[start Extracted material]

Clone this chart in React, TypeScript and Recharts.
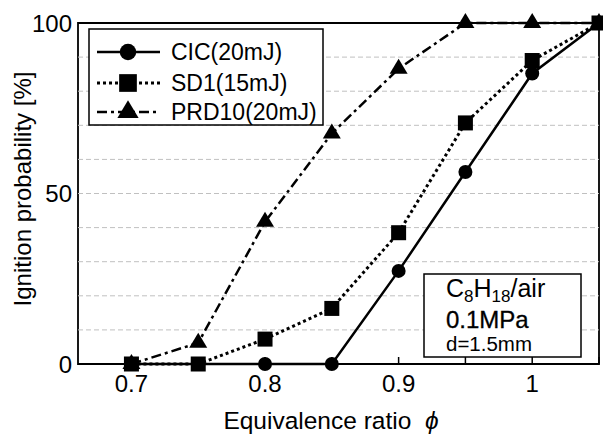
import React from 'react';
import { LineChart, Line, XAxis, YAxis, ReferenceLine, ReferenceArea } from 'recharts';

document.body.style.margin = '0';

// equivalence ratio and ignition probability [%]
const phi = [0.7, 0.75, 0.8, 0.85, 0.9, 0.95, 1.0, 1.05];
const cic = [0, 0, 0, 0, 27.3, 56.3, 85.2, 100];
const sd1 = [0, 0, 7.3, 16.3, 38.5, 70.7, 89, 100];
const prd10 = [0, 6.2, 41.7, 67.6, 86.6, 100, 100, 100];

const xTicks = [0.7, 0.75, 0.8, 0.85, 0.9, 0.95, 1.0, 1.05];
const xLabels = [0.7, 0.8, 0.9, 1.0];
const yTicks = [0, 50, 100];
const gridValues = [10, 20, 30, 40, 50, 60, 70, 80, 90];

const data = phi.map((p, i) => ({ phi: p, cic: cic[i], sd1: sd1[i], prd10: prd10[i] }));

const FONT = '"Liberation Sans", Arial, sans-serif';

// markers: `size` scales them (legend draws them a bit larger)
const Circle = (props: any) => {
  const { cx, cy, size = 1 } = props;
  if (cx == null || cy == null) return null;
  return <circle cx={cx} cy={cy} r={7 * size} fill="#000" />;
};

const Square = (props: any) => {
  const { cx, cy, size = 1 } = props;
  if (cx == null || cy == null) return null;
  const h = 7.5 * size;
  return <rect x={cx - h} y={cy - h} width={h * 2} height={h * 2} fill="#000" />;
};

const Triangle = (props: any) => {
  const { cx, cy, size = 1 } = props;
  if (cx == null || cy == null) return null;
  const pts = `${cx},${cy - 10 * size} ${cx - 9 * size},${cy + 5 * size} ${cx + 9 * size},${cy + 5 * size}`;
  return <polygon points={pts} fill="#000" />;
};

const series = [
  { key: 'cic', name: 'CIC(20mJ)', dash: undefined, width: 2.5, Marker: Circle },
  { key: 'sd1', name: 'SD1(15mJ)', dash: '3 3', width: 3, Marker: Square },
  { key: 'prd10', name: 'PRD10(20mJ)', dash: '10 4 3 4', width: 2.5, Marker: Triangle },
];

const XTick = (props: any) => {
  const { x, y, payload } = props;
  const v = payload.value;
  const show = xLabels.some((l) => Math.abs(l - v) < 1e-9);
  return (
    <g>
      <line x1={x} x2={x} y1={y} y2={y - 7} stroke="#000" strokeWidth={1.5} />
      {show && (
        <text x={x} y={y + 28} textAnchor="middle" fontSize={24} fill="#000" fontFamily={FONT}>
          {String(v)}
        </text>
      )}
    </g>
  );
};

export default function App() {
  return (
    <div style={{ position: 'relative', width: 603, height: 437, background: '#fff', fontFamily: FONT }}>
      <LineChart width={603} height={437} data={data} margin={{ top: 23, right: 4, bottom: 0, left: 0 }}>
        <XAxis
          dataKey="phi"
          type="number"
          domain={[0.66, 1.05]}
          ticks={xTicks}
          interval={0}
          height={73}
          tickSize={0}
          tickMargin={0}
          axisLine={false}
          tick={<XTick />}
        />
        <YAxis
          type="number"
          domain={[0, 100]}
          ticks={yTicks}
          width={78}
          tickSize={0}
          tickMargin={6}
          axisLine={false}
          tick={{ fill: '#000', fontSize: 24, fontFamily: FONT }}
        />
        {gridValues.map((v) => (
          <ReferenceLine key={v} y={v} stroke="#c0c0c0" strokeWidth={1} strokeDasharray="5 3" />
        ))}
        <ReferenceArea x1={0.66} x2={1.05} y1={0} y2={100} fill="none" stroke="#000" strokeWidth={1.8} fillOpacity={0} />
        {series.map((s) => (
          <Line
            key={s.key}
            type="linear"
            dataKey={s.key}
            name={s.name}
            stroke="#000"
            strokeWidth={s.width}
            strokeDasharray={s.dash}
            dot={(p: any) => <s.Marker key={p.index} cx={p.cx} cy={p.cy} />}
            activeDot={false}
            isAnimationActive={false}
          />
        ))}
      </LineChart>

      <svg
        width={603}
        height={437}
        style={{ position: 'absolute', left: 0, top: 0, pointerEvents: 'none' }}
        fontFamily={FONT}
      >
        {/* axis titles */}
        <text
          x={0}
          y={0}
          transform="translate(31,189) rotate(-90)"
          textAnchor="middle"
          fontSize={24}
          fill="#000"
        >
          Ignition probability [%]
        </text>
        <text x={331} y={429} textAnchor="middle" fontSize={24.5} fill="#000" xmlSpace="preserve">
          Equivalence ratio{'  '}
          <tspan fontStyle="italic">ϕ</tspan>
        </text>

        {/* legend */}
        <rect x={89} y={29} width={234} height={96} fill="#fff" stroke="#000" strokeWidth={1.5} />
        {series.map((s, i) => {
          const cy = [52, 83, 112][i];
          const by = [60, 91, 119.5][i];
          return (
            <g key={s.key}>
              <line x1={97} x2={160} y1={cy} y2={cy} stroke="#000" strokeWidth={s.width} strokeDasharray={s.dash} />
              <s.Marker cx={128} cy={cy} size={1.18} />
              <text x={171} y={by} fontSize={23} fill="#000">
                {s.name}
              </text>
            </g>
          );
        })}

        {/* condition box */}
        <rect x={424} y={274} width={157} height={83} fill="#fff" stroke="#000" strokeWidth={1.5} />
        <text x={446} y={297} fontSize={25} fill="#000">
          C<tspan fontSize={17} dy={5}>8</tspan>
          <tspan dy={-5}>H</tspan>
          <tspan fontSize={17} dy={5}>18</tspan>
          <tspan dy={-5}>/air</tspan>
        </text>
        <text x={446} y={328} fontSize={24} fill="#000" stroke="#000" strokeWidth={0.3}>
          0.1MPa
        </text>
        <text x={446} y={351} fontSize={20.5} fill="#000">
          d=1.5mm
        </text>
      </svg>
    </div>
  );
}
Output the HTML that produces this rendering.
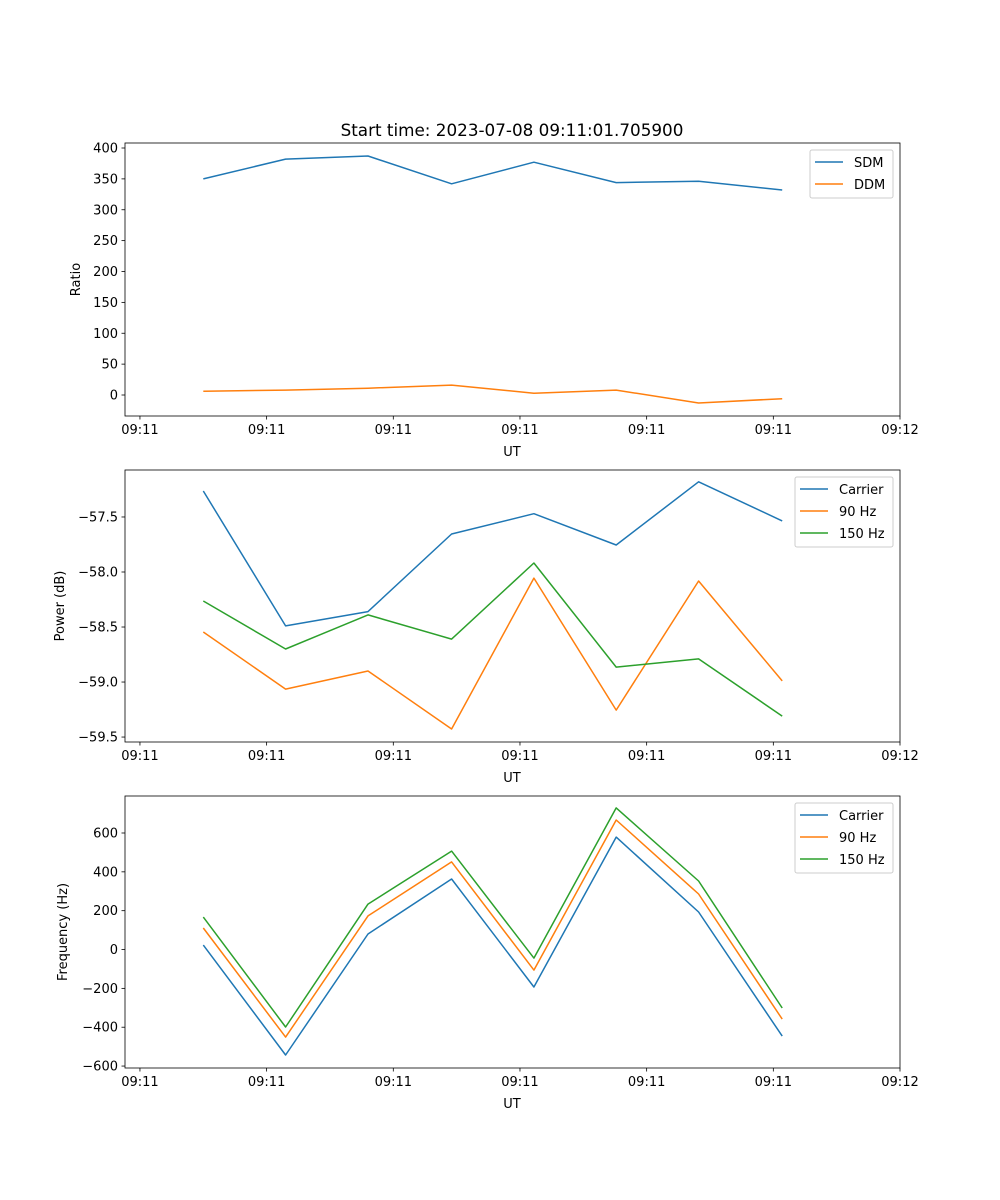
<!DOCTYPE html>
<html><head><meta charset="utf-8"><style>
body{margin:0;background:#fff}
svg{display:block;font-family:"DejaVu Sans","Liberation Sans",sans-serif}
</style></head><body>
<svg id="fig" width="1000" height="1200" viewBox="0 0 1000 1200" xmlns="http://www.w3.org/2000/svg">
<rect width="1000" height="1200" fill="#fff"/>
<text x="512" y="136" font-size="16.8" text-anchor="middle">Start time: 2023-07-08 09:11:01.705900</text>
</svg>
<script>
// shared x data (seconds after 09:11:00)
const times = [5.0, 11.5, 18.0, 24.6, 31.1, 37.6, 44.1, 50.7];
const xTicks = [0, 10, 20, 30, 40, 50, 60];
const xTickLabels = ["09:11","09:11","09:11","09:11","09:11","09:11","09:12"];
// panel 1
const sdm = [350, 382, 387, 342, 377, 344, 346, 332];
const ddm = [6, 8, 11, 16, 3, 8, -13, -6];
const ratioTicks = [0, 50, 100, 150, 200, 250, 300, 350, 400];
// panel 2
const powCarrier = [-57.264, -58.49, -58.36, -57.655, -57.47, -57.755, -57.18, -57.536];
const pow90 = [-58.545, -59.064, -58.9, -59.427, -58.055, -59.255, -58.082, -58.99];
const pow150 = [-58.264, -58.7, -58.39, -58.61, -57.918, -58.864, -58.79, -59.31];
const powTicks = [-59.5, -59.0, -58.5, -58.0, -57.5];
const powTickLabels = ["\u221259.5","\u221259.0","\u221258.5","\u221258.0","\u221257.5"];
// panel 3
const freqCarrier = [23, -543, 80, 363, -193, 579, 193, -446];
const freq90 = [111, -451, 173, 451, -106, 667, 286, -358];
const freq150 = [167, -399, 234, 507, -44, 729, 353, -301];
const freqTicks = [-600, -400, -200, 0, 200, 400, 600];
const freqTickLabels = ["\u2212600","\u2212400","\u2212200","0","200","400","600"];

const NS = "http://www.w3.org/2000/svg";
const svg = document.getElementById("fig");
function mk(tag, attrs, parent){const e=document.createElementNS(NS,tag);for(const k in attrs)e.setAttribute(k,attrs[k]);(parent||svg).appendChild(e);return e;}
const X0=125,X1=900,XMIN=-1.18,XMAX=60.0;
function xs(v){return X0+(v-XMIN)/(XMAX-XMIN)*(X1-X0);}

function panel(p){
  const g=mk("g",{});
  
  
  const ys=v=>p.bot-(v-p.ymin)/(p.ymax-p.ymin)*(p.bot-p.top);
  p.series.forEach(s=>{
    const pts=s.vals.map((v,i)=>xs(times[i]).toFixed(1)+","+ys(v).toFixed(1)).join(" ");
    const l=mk("polyline",{points:pts,fill:"none",stroke:s.color,"stroke-width":"1.5","stroke-linejoin":"round"},g);
    
    
  });
  const fr=mk("rect",{x:X0,y:p.top,width:X1-X0,height:p.bot-p.top,fill:"none",stroke:"#000","stroke-width":"0.8"},g);
  
  
  xTicks.forEach((t,i)=>{
    const x=xs(t);
    mk("line",{x1:x,x2:x,y1:p.bot,y2:p.bot+3.5,stroke:"#000","stroke-width":"0.8"},g);
    const tx=mk("text",{x:x,y:p.bot+18,"font-size":"13","text-anchor":"middle"},g);
    tx.textContent=xTickLabels[i];
    
    
  });
  const xl=mk("text",{x:512,y:p.bot+40,"font-size":"13","text-anchor":"middle"},g);
  xl.textContent="UT";
  
  
  p.yTicks.forEach((t,i)=>{
    const y=ys(t);
    mk("line",{x1:X0-3.5,x2:X0,y1:y,y2:y,stroke:"#000","stroke-width":"0.8"},g);
    const tx=mk("text",{x:X0-7,y:y+4.5,"font-size":"13","text-anchor":"end"},g);
    tx.textContent=p.yLabels?p.yLabels[i]:String(t);
    
    
  });
  const cy=(p.top+p.bot)/2;
  const yl=mk("text",{x:0,y:0,"font-size":"13","text-anchor":"middle",transform:`translate(${p.ylx},${cy}) rotate(-90)`},g);
  yl.textContent=p.ylabel;
  
  
  // legend
  const lg=mk("g",{},g);
  
  
  const h=p.series.length*22+4;
  mk("rect",{x:p.lx,y:p.top+7,width:893-p.lx,height:h,fill:"#fff",stroke:"#ccc",rx:"2"},lg);
  p.series.forEach((s,i)=>{
    const y=p.top+19+i*22;
    const e=mk("g",{},lg);
    
    
    mk("line",{x1:p.lx+5,x2:p.lx+33,y1:y,y2:y,stroke:s.color,"stroke-width":"1.5"},e);
    const t=mk("text",{x:p.lx+44,y:y+5,"font-size":"13"},e);
    t.textContent=s.label;
  });
}
const C1="#1f77b4",C2="#ff7f0e",C3="#2ca02c";
panel({name:"ratio-panel",top:143,bot:416,ymin:-34,ymax:408.1,yTicks:ratioTicks,ylabel:"Ratio",ylx:80,lx:810,
  series:[{id:"sdm-line",label:"SDM",vals:sdm,color:C1},{id:"ddm-line",label:"DDM",vals:ddm,color:C2}]});
panel({name:"power-panel",top:470,bot:742,ymin:-59.545,ymax:-57.073,yTicks:powTicks,yLabels:powTickLabels,ylabel:"Power (dB)",ylx:64,lx:795,
  series:[{id:"power-carrier-line",label:"Carrier",vals:powCarrier,color:C1},{id:"power-90hz-line",label:"90 Hz",vals:pow90,color:C2},{id:"power-150hz-line",label:"150 Hz",vals:pow150,color:C3}]});
panel({name:"frequency-panel",top:796,bot:1068,ymin:-610,ymax:790.5,yTicks:freqTicks,yLabels:freqTickLabels,ylabel:"Frequency (Hz)",ylx:67,lx:795,
  series:[{id:"freq-carrier-line",label:"Carrier",vals:freqCarrier,color:C1},{id:"freq-90hz-line",label:"90 Hz",vals:freq90,color:C2},{id:"freq-150hz-line",label:"150 Hz",vals:freq150,color:C3}]});
</script>
</body></html>
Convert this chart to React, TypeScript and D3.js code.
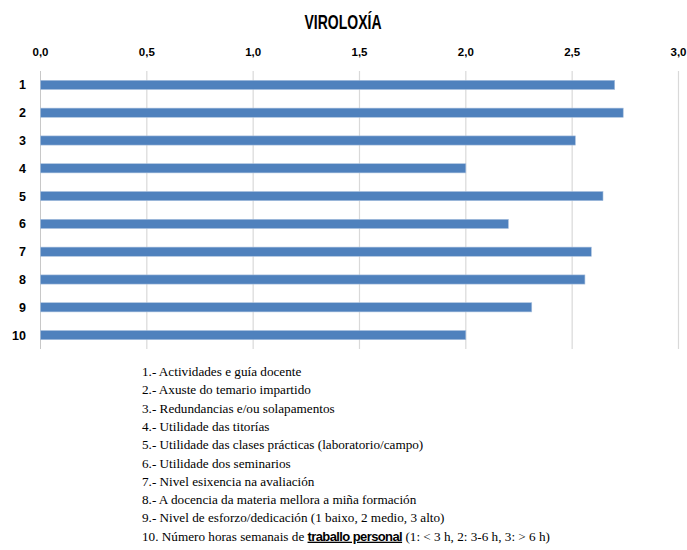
import React from "react";
import * as d3 from "d3";

const title = "VIROLOXÍA";
const categories = ["1", "2", "3", "4", "5", "6", "7", "8", "9", "10"];
const values = [2.7, 2.74, 2.515, 2.0, 2.645, 2.2, 2.59, 2.56, 2.31, 2.0];
const ticks = [0, 0.5, 1.0, 1.5, 2.0, 2.5, 3.0];
const legendLines = [
  "1.- Actividades e guía docente",
  "2.- Axuste do temario impartido",
  "3.- Redundancias e/ou solapamentos",
  "4.- Utilidade das titorías",
  "5.- Utilidade das clases prácticas (laboratorio/campo)",
  "6.- Utilidade dos seminarios",
  "7.- Nivel esixencia na avaliación",
  "8.- A docencia da materia mellora a miña formación",
  "9.- Nivel de esforzo/dedicación (1 baixo, 2 medio, 3 alto)",
];
const lastLine = ["10. Número horas semanais de ", "traballo personal", " (1: < 3 h, 2: 3-6 h, 3: > 6 h)"];

export default function App() {
  const W = 687, H = 550;
  const x = d3.scaleLinear().domain([0, 3]).range([40.5, 678.5]);
  const y = d3.scaleBand().domain(categories).range([71, 349]).paddingInner(0.67).paddingOuter(0.335);
  const fmt = (v: number) => v.toFixed(1).replace(".", ",");
  const sans = "'Liberation Sans', Arial, sans-serif";
  const serif = "'Liberation Serif', 'Times New Roman', serif";
  return (
    <svg width={W} height={H} style={{ position: "absolute", left: 0, top: 0, background: "#fff" }}>
      <rect width={W} height={H} fill="#fff" />
      <text x={343} y={29} textAnchor="middle" fontFamily={sans} fontWeight="bold" fontSize={19.5} textLength={77} lengthAdjust="spacingAndGlyphs">{title}</text>
      {ticks.map((t) => (
        <g key={t}>
          {t > 0 && <line x1={x(t)} x2={x(t)} y1={71} y2={349} stroke="#d9d9d9" strokeWidth={1.2} />}
          <text x={x(t)} y={56} textAnchor="middle" fontFamily={sans} fontWeight="bold" fontSize={11.5}>{fmt(t)}</text>
        </g>
      ))}
      <line x1={x(0)} x2={x(0)} y1={71} y2={349} stroke="#c8c8c8" strokeWidth={1} />
      {categories.map((c, i) => (
        <g key={c}>
          <rect x={x(0)} y={y(c)!} width={x(values[i]) - x(0)} height={y.bandwidth()} fill="#4f81bd" stroke="#a9c0de" strokeWidth={0.6} />
          <text x={26} y={y(c)! + y.bandwidth() / 2 + 4.5} textAnchor="end" fontFamily={sans} fontWeight="bold" fontSize={12.5}>{c}</text>
        </g>
      ))}
      {legendLines.map((l, i) => (
        <text key={i} x={142} y={376 + i * 18.3} fontFamily={serif} fontSize={13.2}>{l}</text>
      ))}
      <text x={142} y={376 + 9 * 18.3} fontFamily={serif} fontSize={13.2}>
        <tspan>{lastLine[0]}</tspan>
        <tspan fontFamily={sans} fontWeight="bold" fontSize={13} letterSpacing={-0.6} textDecoration="underline">{lastLine[1]}</tspan>
        <tspan>{lastLine[2]}</tspan>
      </text>
    </svg>
  );
}
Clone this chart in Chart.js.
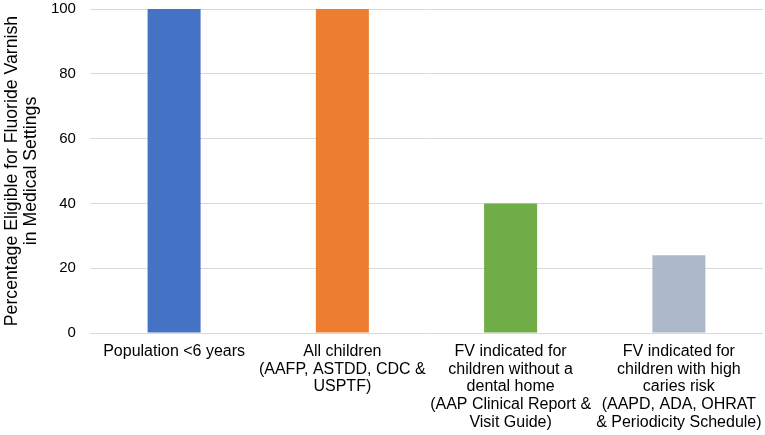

[end Extracted material]

▶ **What is required**:
Repeat exactly the lines from the start of the entries down to the line with "const prd10 = [0, 6.2, 41.7, 67.6, 86.6, 100, 100, 100];", keeping both ends but none of the pictures.

▶ **Worked solution**:
Clone this chart in React, TypeScript and Recharts.
import React from 'react';
import { LineChart, Line, XAxis, YAxis, ReferenceLine, ReferenceArea } from 'recharts';

document.body.style.margin = '0';

// equivalence ratio and ignition probability [%]
const phi = [0.7, 0.75, 0.8, 0.85, 0.9, 0.95, 1.0, 1.05];
const cic = [0, 0, 0, 0, 27.3, 56.3, 85.2, 100];
const sd1 = [0, 0, 7.3, 16.3, 38.5, 70.7, 89, 100];
const prd10 = [0, 6.2, 41.7, 67.6, 86.6, 100, 100, 100];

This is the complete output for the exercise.